Re: Gsoc2012 idea, tablesample

From: Stephen Frost <sfrost(at)snowman(dot)net>
To: Heikki Linnakangas <heikki(dot)linnakangas(at)enterprisedb(dot)com>
Cc: Joshua Berkus <josh(at)agliodbs(dot)com>, Qi Huang <huangqiyx(at)hotmail(dot)com>, pgsql-hackers(at)postgresql(dot)org, andres(at)anarazel(dot)de, alvherre(at)commandprompt(dot)com, neil conway <neil(dot)conway(at)gmail(dot)com>, daniel(at)heroku(dot)com, cbbrowne(at)gmail(dot)com, kevin grittner <kevin(dot)grittner(at)wicourts(dot)gov>
Subject: Re: Gsoc2012 idea, tablesample
Date: 2012-04-17 13:49:49
Message-ID: 20120417134949.GR1267@tamriel.snowman.net
Views: Raw Message | Whole Thread | Download mbox | Resend email
Thread:
Lists: pgsql-hackers

* Heikki Linnakangas (heikki(dot)linnakangas(at)enterprisedb(dot)com) wrote:
> 1. We probably don't want the SQL syntax to be added to the grammar.
> This should be written as an extension, using custom functions as
> the API, instead of extra SQL syntax.

Err, I missed that, and don't particularly agree with it.. Is there a
serious issue with the grammar defined in the SQL standard? The other
DBs which provide this- do they use the SQL grammar or something else?

I'm not sure that I particularly *like* the SQL grammar, but if we're
going to implement this, we should really do it 'right'.

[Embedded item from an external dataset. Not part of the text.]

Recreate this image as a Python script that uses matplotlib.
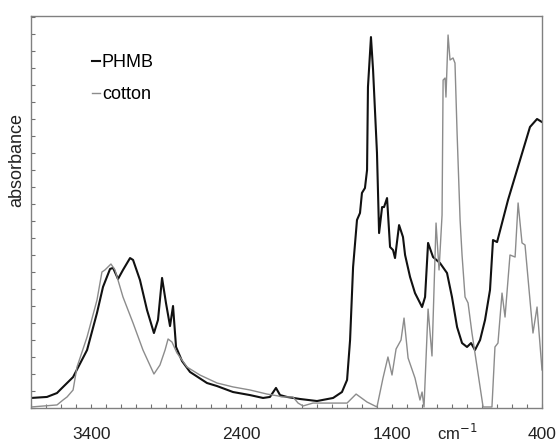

> 2. It's not very useful if it's just a dummy replacement for "WHERE
> random() < ?". It has to be more advanced than that. Quality of the
> sample is important, as is performance. There was also an
> interesting idea of on implementing monetary unit sampling.

In reviewing this, I got the impression (perhaps mistaken..), that
different sampling methods are defined by the SQL standard and that it
would simply be us to implement them according to what the standard
requires.

> I think this would be a useful project if those two points are taken
> care of.

Doing it 'right' certainly isn't going to be simply taking what Neil did
and updating it, and I understand Tom's concerns about having this be
more than a hack on seqscan, so I'm a bit nervous that this would turn
into something bigger than a GSoC project.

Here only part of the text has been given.